My nieces were most upset to be told about a bear who firstly got his head stuck in a hunny-pot and then became entrapped in a tight-fitting burrow.
They subsequently had to be taken to the therapist no fewer than four-and-twenty times following their accidental exposure to a pie-related mass extinction event involving blackbirds.
I hope to have better luck with “A 101 Dalmatians”….
tim gallagher says
Brilliant comment, Phil. Yes, how fragile are people these days if they are actually upset by poems like the “Ancient Mariner”. It is pathetic. How are they ever going to cope with life and the problems it sometimes brings. I often hear these reports like this one about the “Ancient mariner” and think, no, it can’t be true, it has to be an April Fools’ Day type joke. I hope your nieces are recovering from all that trauma they have faced.
Keith O says
“Dear woke pussies, what are you offended by today”?
No wonder the world is going to crap when this sort of drivel is being force fed to students from kindergarten all the way to university.
Students need a healthy reality check to realise that the world really isn’t a “safe space” and you might get your precious feelings hurt.
tim gallagher says
Exactly what I thought, Keith O, as I said just up above. What a weird world we are living in these days.
gravenimage says
From the Annals of a Trigger-Happy World
…………………………………….
Good grief–really, “triggered” by The Rime of the Ancient Mariner? Look, I’m vegan, but I’m not such a snowflake that just reading about the fictionalized death of an animal is traumatizing to me.

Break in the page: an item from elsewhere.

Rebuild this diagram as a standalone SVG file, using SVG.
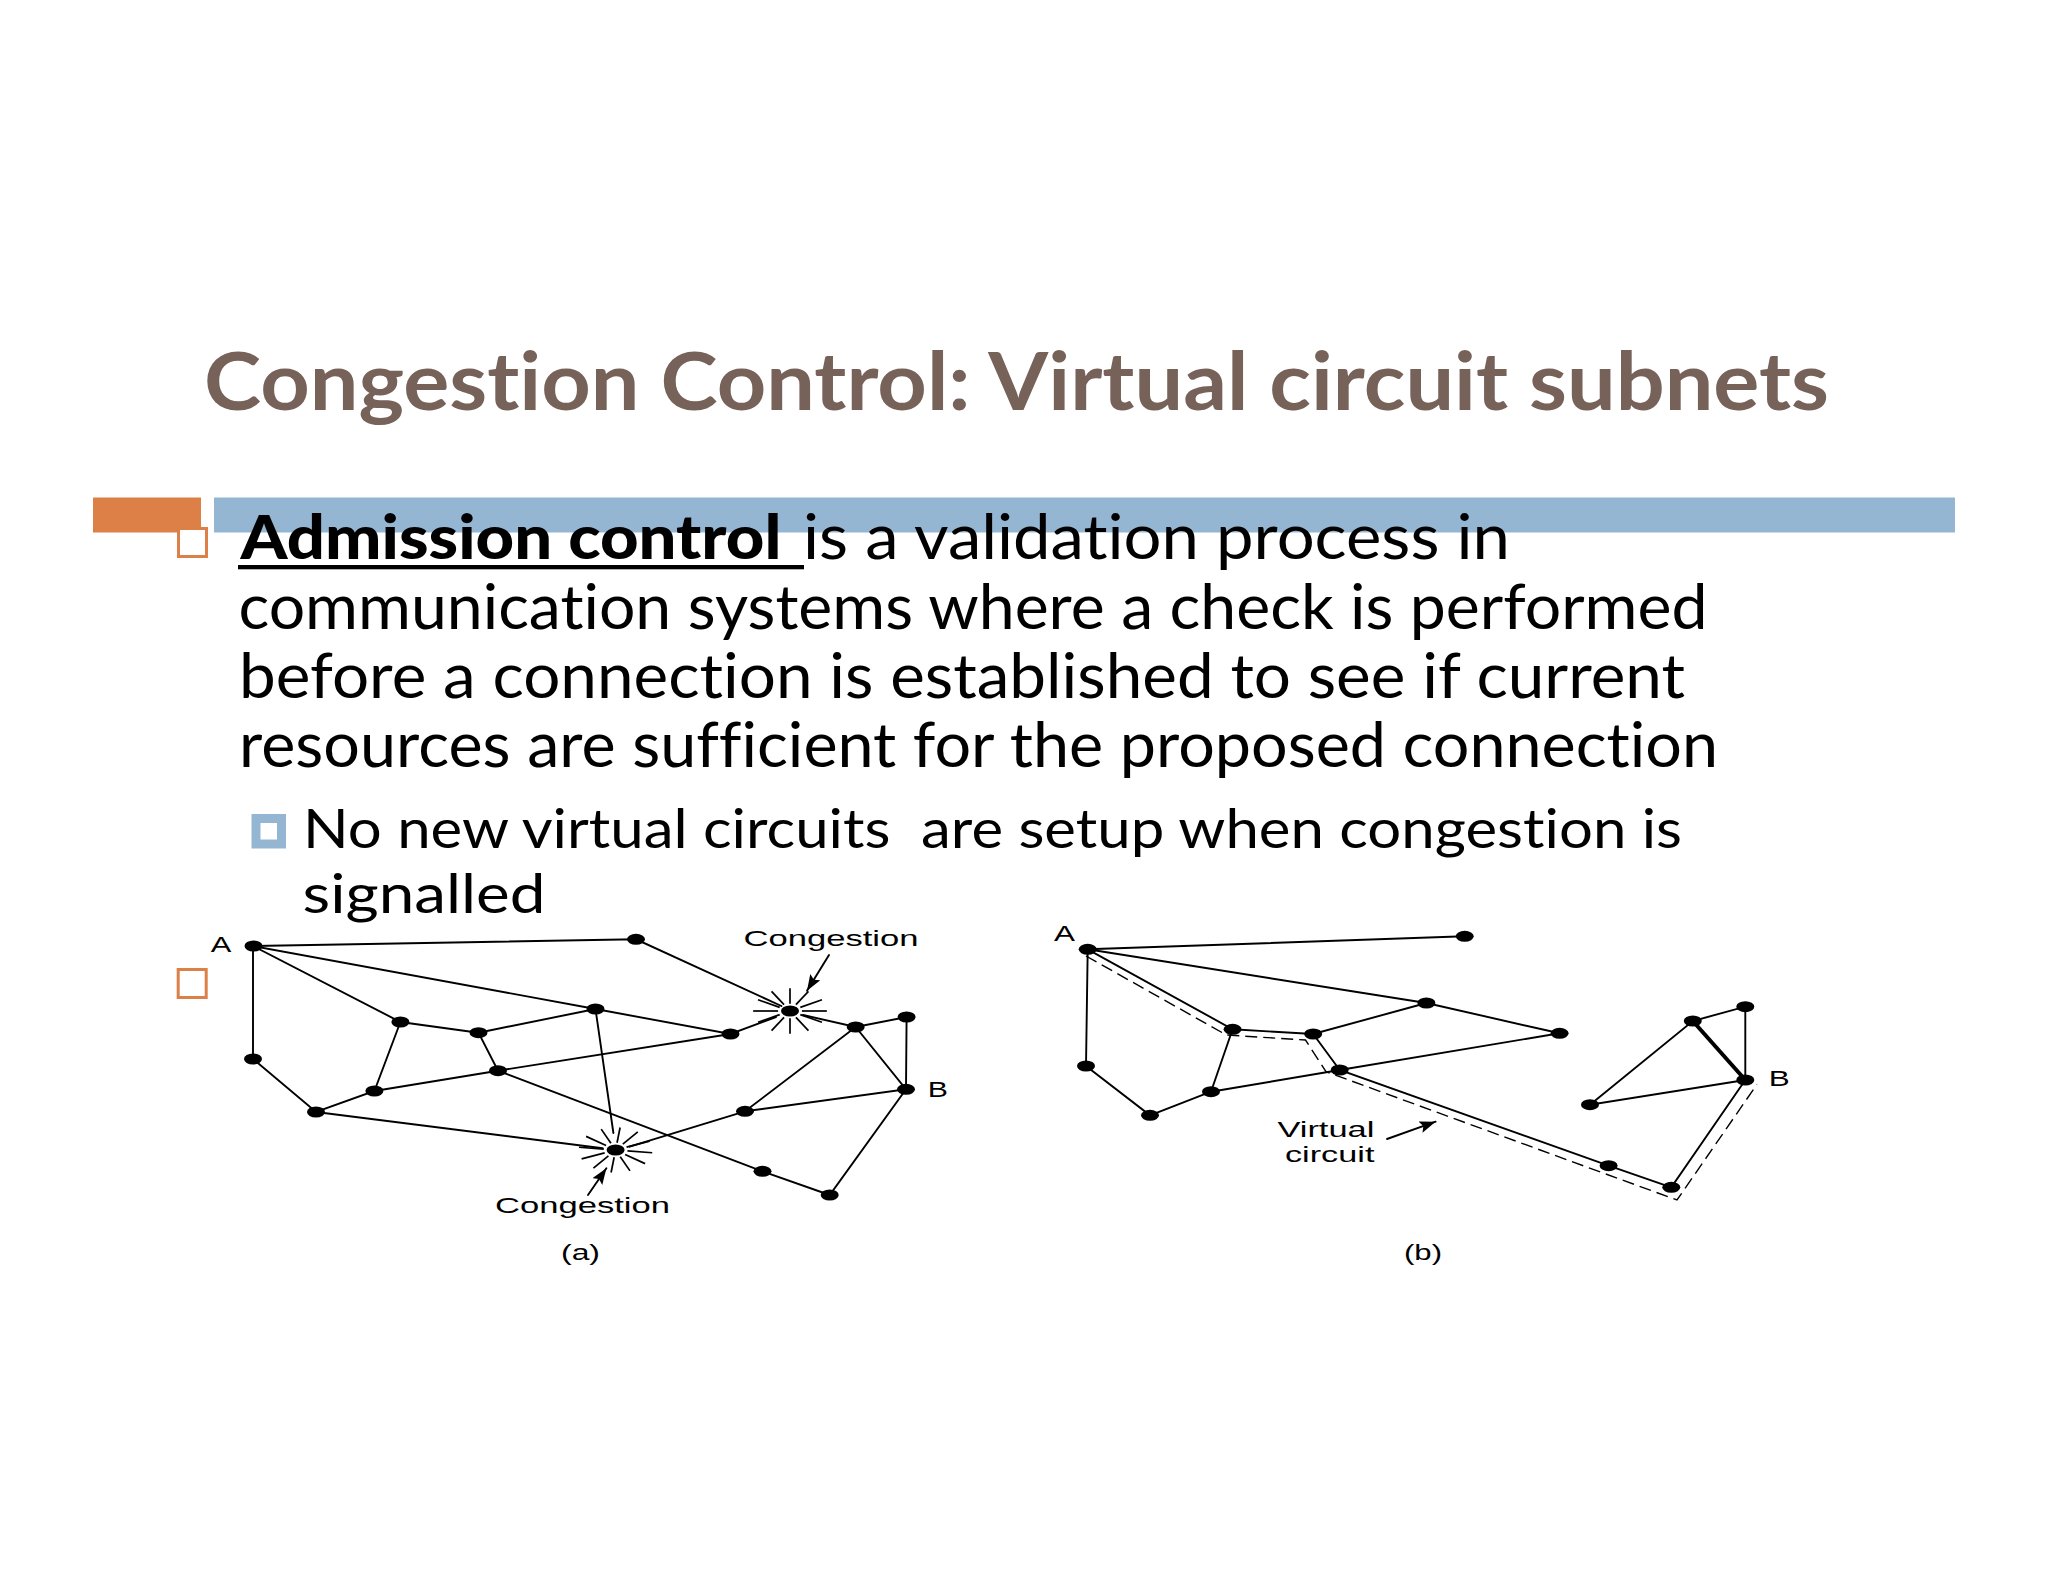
<svg xmlns="http://www.w3.org/2000/svg" xmlns:xlink="http://www.w3.org/1999/xlink" width="2048" height="1582" viewBox="0 0 2048 1582">
<style>
text{font-variant-ligatures:none}
.title{font-family:"Lato","Liberation Sans",sans-serif;font-weight:700;font-size:81px;fill:#77625a}
.b1{font-family:"Lato","Liberation Sans",sans-serif;font-size:61px;fill:#000}
.b1b{font-family:"Lato","Liberation Sans",sans-serif;font-size:61px;font-weight:900;fill:#000}
.b2{font-family:"Lato","Liberation Sans",sans-serif;font-size:54px;fill:#000}
.lab{font-family:"Liberation Sans",Arial,sans-serif;font-size:22px;fill:#000}
.e{stroke:#000;stroke-width:1.9;fill:none;stroke-linecap:round}
.thick{stroke:#000;stroke-width:4;fill:none}
.dash{stroke:#000;stroke-width:1.4;fill:none;stroke-dasharray:12 6}
.n{fill:#000}
.ray{stroke:#000;stroke-width:1.7;vector-effect:non-scaling-stroke}
.bul{fill:#fff;stroke:#dd8047;stroke-width:3}
</style>
<defs>
<marker id="arr" markerUnits="userSpaceOnUse" markerWidth="18" markerHeight="14" refX="16" refY="6" orient="auto"><path d="M0 0L16 6L0 12L3 6Z" fill="#000"/></marker>
<g id="burst">
<line class="ray" x1="22" y1="0" x2="68" y2="0"/><line class="ray" x1="19" y1="11" x2="59" y2="34"/><line class="ray" x1="11" y1="19" x2="34" y2="59"/><line class="ray" x1="0" y1="22" x2="0" y2="68"/><line class="ray" x1="-11" y1="19" x2="-34" y2="59"/><line class="ray" x1="-19" y1="11" x2="-59" y2="34"/><line class="ray" x1="-22" y1="0" x2="-68" y2="0"/><line class="ray" x1="-19" y1="-11" x2="-59" y2="-34"/><line class="ray" x1="-11" y1="-19" x2="-34" y2="-59"/><line class="ray" x1="0" y1="-22" x2="0" y2="-68"/><line class="ray" x1="11" y1="-19" x2="34" y2="-59"/><line class="ray" x1="19" y1="-11" x2="59" y2="-34"/>
</g>
</defs>
<rect width="2048" height="1582" fill="#fff"/>
<g id="title"><text class="title" x="204" y="410" textLength="1625" lengthAdjust="spacingAndGlyphs">Congestion Control: Virtual circuit subnets</text></g>
<g id="bars">
<rect x="93" y="497.5" width="108" height="35" fill="#dd8047"/>
<rect x="214" y="497.5" width="1741" height="35" fill="#94b6d2"/>
</g>
<g id="bullets">
<rect class="bul" x="178.5" y="528.5" width="28" height="28"/>
<rect class="bul" x="178.2" y="969.5" width="28" height="28"/>
<rect x="256" y="818.5" width="25.5" height="25.5" fill="#fff" stroke="#94b6d2" stroke-width="9"/>
</g>
<g id="body">
<text class="b1b" x="240.5" y="559" textLength="541" lengthAdjust="spacingAndGlyphs">Admission control</text>
<rect x="238" y="565" width="566" height="4.3" fill="#000"/>
<text class="b1" x="803" y="559" textLength="707" lengthAdjust="spacingAndGlyphs">is a validation process in</text>
<text class="b1" x="238.5" y="629" textLength="1469" lengthAdjust="spacingAndGlyphs">communication systems where a check is performed</text>
<text class="b1" x="239" y="697.5" textLength="1446" lengthAdjust="spacingAndGlyphs">before a connection is established to see if current</text>
<text class="b1" x="239" y="766.5" textLength="1479" lengthAdjust="spacingAndGlyphs">resources are sufficient for the proposed connection</text>
<text class="b2" x="303" y="848" textLength="1379" lengthAdjust="spacingAndGlyphs" xml:space="preserve">No new virtual circuits  are setup when congestion is</text>
<text class="b2" x="302.5" y="912.5" textLength="243" lengthAdjust="spacingAndGlyphs">signalled</text>
</g>
<g id="connectors">
<g id="connectors-a">
<path class="e" d="M253 946L636 939.3L781.4 1006"/>
<path class="e" d="M253 946L595.5 1009L730.5 1034L776 1017"/>
<path class="e" d="M803 1015L855.7 1027L906.6 1017L906 1089.3L855.7 1027L745 1111.3L906 1089.3L829.7 1195L762.5 1171.3L498 1070.7L478.5 1032.7L595.5 1009"/>
<path class="e" d="M478.5 1032.7L400.4 1022L253 946L253 1059L316 1112L374.4 1091L400.4 1022"/>
<path class="e" d="M374.4 1091L498 1070.7L730.5 1034"/>
<path class="e" d="M316 1112L602.6 1148.3"/>
<path class="e" d="M595.5 1009L613.4 1133"/>
<path class="e" d="M745 1111.3L629.7 1146.7"/>
<line class="e" x1="829" y1="955" x2="807" y2="990.7" marker-end="url(#arr)"/>
<line class="e" x1="588" y1="1195" x2="606.4" y2="1168.3" marker-end="url(#arr)"/>
</g>
<g id="connectors-b">
<path class="e" d="M1087.7 949.3L1464.7 936.3"/>
<path class="e" d="M1087.7 949.3L1426.4 1003L1559.6 1033.3L1339.7 1070L1211 1091.7L1150 1115.3L1086 1066L1087.7 949.3L1232.6 1029.3L1313.2 1034L1426.4 1003"/>
<path class="e" d="M1232.6 1029.3L1211 1091.7"/>
<path class="e" d="M1313.2 1034L1339.7 1070L1608.6 1165.7L1671.3 1187.3L1745.3 1080L1745.3 1006.7L1692.8 1021L1590 1104.7L1745.3 1080"/>
<line class="thick" x1="1692.8" y1="1021" x2="1745.3" y2="1080"/>
<path class="dash" d="M1086 956L1226.4 1035L1305.5 1040L1326 1071.7L1677 1200L1757 1084.3"/>
<line class="e" x1="1387" y1="1139" x2="1435.6" y2="1121.7" marker-end="url(#arr)"/>
</g>
</g>
<g id="diagram-a-nodes">
<g id="a-A"><ellipse class="n" cx="253.5" cy="946" rx="9" ry="5.5"/><text class="lab" x="210.7" y="952" textLength="20.6" lengthAdjust="spacingAndGlyphs">A</text></g>
<g id="a-n1"><ellipse class="n" cx="636" cy="939.3" rx="9" ry="5.5"/></g>
<g id="a-congestion1"><use xlink:href="#burst" href="#burst" transform="translate(790 1011) scale(.542 .333)"/><ellipse class="n" cx="790" cy="1011" rx="9" ry="5.5"/><text class="lab" x="743.5" y="945.5" textLength="175" lengthAdjust="spacingAndGlyphs">Congestion</text></g>
<g id="a-n2"><ellipse class="n" cx="855.7" cy="1027" rx="9" ry="5.5"/></g>
<g id="a-n3"><ellipse class="n" cx="906.6" cy="1017" rx="9" ry="5.5"/></g>
<g id="a-B"><ellipse class="n" cx="906" cy="1089.3" rx="9" ry="5.5"/><text class="lab" x="927.8" y="1097" textLength="20.2" lengthAdjust="spacingAndGlyphs">B</text></g>
<g id="a-n4"><ellipse class="n" cx="745" cy="1111.3" rx="9" ry="5.5"/></g>
<g id="a-congestion2"><use xlink:href="#burst" href="#burst" transform="translate(615.6 1150) scale(.542 .333) rotate(7)"/><ellipse class="n" cx="615.6" cy="1150" rx="9" ry="5.5"/><text class="lab" x="495" y="1212.5" textLength="175" lengthAdjust="spacingAndGlyphs">Congestion</text></g>
<g id="a-n5"><ellipse class="n" cx="762.5" cy="1171.3" rx="9" ry="5.5"/></g>
<g id="a-n6"><ellipse class="n" cx="829.7" cy="1195" rx="9" ry="5.5"/></g>
<g id="a-n7"><ellipse class="n" cx="730.5" cy="1034" rx="9" ry="5.5"/></g>
<g id="a-n8"><ellipse class="n" cx="595.5" cy="1009" rx="9" ry="5.5"/></g>
<g id="a-n9"><ellipse class="n" cx="478.5" cy="1032.7" rx="9" ry="5.5"/></g>
<g id="a-n10"><ellipse class="n" cx="400.4" cy="1022" rx="9" ry="5.5"/></g>
<g id="a-n11"><ellipse class="n" cx="498" cy="1070.7" rx="9" ry="5.5"/></g>
<g id="a-n12"><ellipse class="n" cx="374.4" cy="1091" rx="9" ry="5.5"/></g>
<g id="a-n13"><ellipse class="n" cx="316" cy="1112" rx="9" ry="5.5"/></g>
<g id="a-n14"><ellipse class="n" cx="253" cy="1059" rx="9" ry="5.5"/></g>
<text class="lab" x="561" y="1260" textLength="39" lengthAdjust="spacingAndGlyphs">(a)</text>
</g>
<g id="diagram-b-nodes">
<g id="b-A"><ellipse class="n" cx="1087.7" cy="949.3" rx="9" ry="5.5"/><text class="lab" x="1054" y="940.5" textLength="21" lengthAdjust="spacingAndGlyphs">A</text></g>
<g id="b-n1"><ellipse class="n" cx="1464.7" cy="936.3" rx="9" ry="5.5"/></g>
<g id="b-n2"><ellipse class="n" cx="1426.4" cy="1003" rx="9" ry="5.5"/></g>
<g id="b-n3"><ellipse class="n" cx="1559.6" cy="1033.3" rx="9" ry="5.5"/></g>
<g id="b-n4"><ellipse class="n" cx="1745.3" cy="1006.7" rx="9" ry="5.5"/></g>
<g id="b-n5"><ellipse class="n" cx="1692.8" cy="1021" rx="9" ry="5.5"/></g>
<g id="b-B"><ellipse class="n" cx="1745.3" cy="1080" rx="9" ry="5.5"/><text class="lab" x="1768.8" y="1085.5" textLength="21" lengthAdjust="spacingAndGlyphs">B</text></g>
<g id="b-n6"><ellipse class="n" cx="1590" cy="1104.7" rx="9" ry="5.5"/></g>
<g id="b-n7"><ellipse class="n" cx="1671.3" cy="1187.3" rx="9" ry="5.5"/></g>
<g id="b-n8"><ellipse class="n" cx="1608.6" cy="1165.7" rx="9" ry="5.5"/></g>
<g id="b-n9"><ellipse class="n" cx="1339.7" cy="1070" rx="9" ry="5.5"/></g>
<g id="b-n10"><ellipse class="n" cx="1313.2" cy="1034" rx="9" ry="5.5"/></g>
<g id="b-n11"><ellipse class="n" cx="1232.6" cy="1029.3" rx="9" ry="5.5"/></g>
<g id="b-n12"><ellipse class="n" cx="1211" cy="1091.7" rx="9" ry="5.5"/></g>
<g id="b-n13"><ellipse class="n" cx="1150" cy="1115.3" rx="9" ry="5.5"/></g>
<g id="b-n14"><ellipse class="n" cx="1086" cy="1066" rx="9" ry="5.5"/></g>
<text class="lab" x="1277.4" y="1137" textLength="97" lengthAdjust="spacingAndGlyphs">Virtual</text>
<text class="lab" x="1285" y="1162" textLength="89.4" lengthAdjust="spacingAndGlyphs">circuit</text>
<text class="lab" x="1404" y="1260" textLength="38" lengthAdjust="spacingAndGlyphs">(b)</text>
</g>
</svg>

And Hugh Fitzgerald has some comedic examples of trigger warnings on Shakespeare and fairy tales–but you really cannot spoof this stuff any more. TCM and METV now have trigger warnings on Popeye cartoons (this is not a joke, but should be).
Wellington says
A nation or civilization dependent on snowflakes cannot last very long.
wpm says
The left wants young children many under the age of 15 some as young as 6 to permission to castrated themselves either chemical or by surgery ,but they want to shield college age student from classic works of fiction ?? The left really lives in a inverse perverted mind set.